Thirty minutes after our date the phone rang...it was Amanda. She said that they had gotten a call from Stephanie(their mom) that day and she really wanted her boys to be with us.  I instantly started crying and the kids started praying.  I felt sure this was it.  The agency gave her the weekend to think about it and for everyone to get their thoughts together.   Wow!! what a story this would be if they returned. 

BUT-they didn't!  She really does feel like they need to be with us but she doesn't really have the energy or fight in her to do what it takes to get them to us.  She has a LOT in her life and although she may feel like they need to be with us she has many steps to go through to get them with us.   We still have hope and we feel ok to pray about it if it's the Father's will but we are not dwelling on it!

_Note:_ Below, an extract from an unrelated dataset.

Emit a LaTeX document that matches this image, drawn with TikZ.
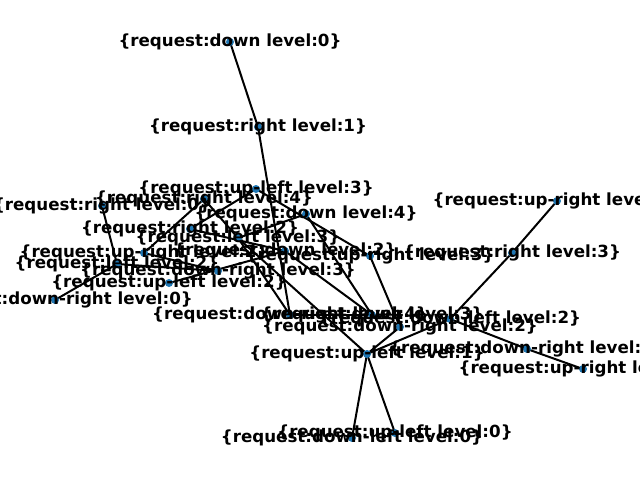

I am not sure why but since this I have had such a peaceful feeling.  I am sure the Lord is aware of us and our feelings.  We are not sure which way we will go or if we just take a break or what we will do I guess just wait for a little while to decide.    We will probably renew our home study next year some time and decide what to do.  I have had other thoughts but I'm waiting for the rest of the family to come up with those thoughts on their own!

2 comments:

Mike & Lila Family said...

this is a wonderful and uplifting post. I feel at peace reading it. I can identify with wanting it vs. is it right for your family. you are blessed with a husband who listens to you and to the Lord to be your co-counsel (as well as friends to confide in). I hope your family is comforted till the answers come. I will be praying for the things you are praying for. we love you. lila

Katherine Hitchcock said...

Awhhh, Gretchen! Goodness, I never thought the adoption process was THIS complicated! Your faith in all this craziness is just amazing. Still keeping you all and those sweet little boys in our prayers. Love ya, Gretchen!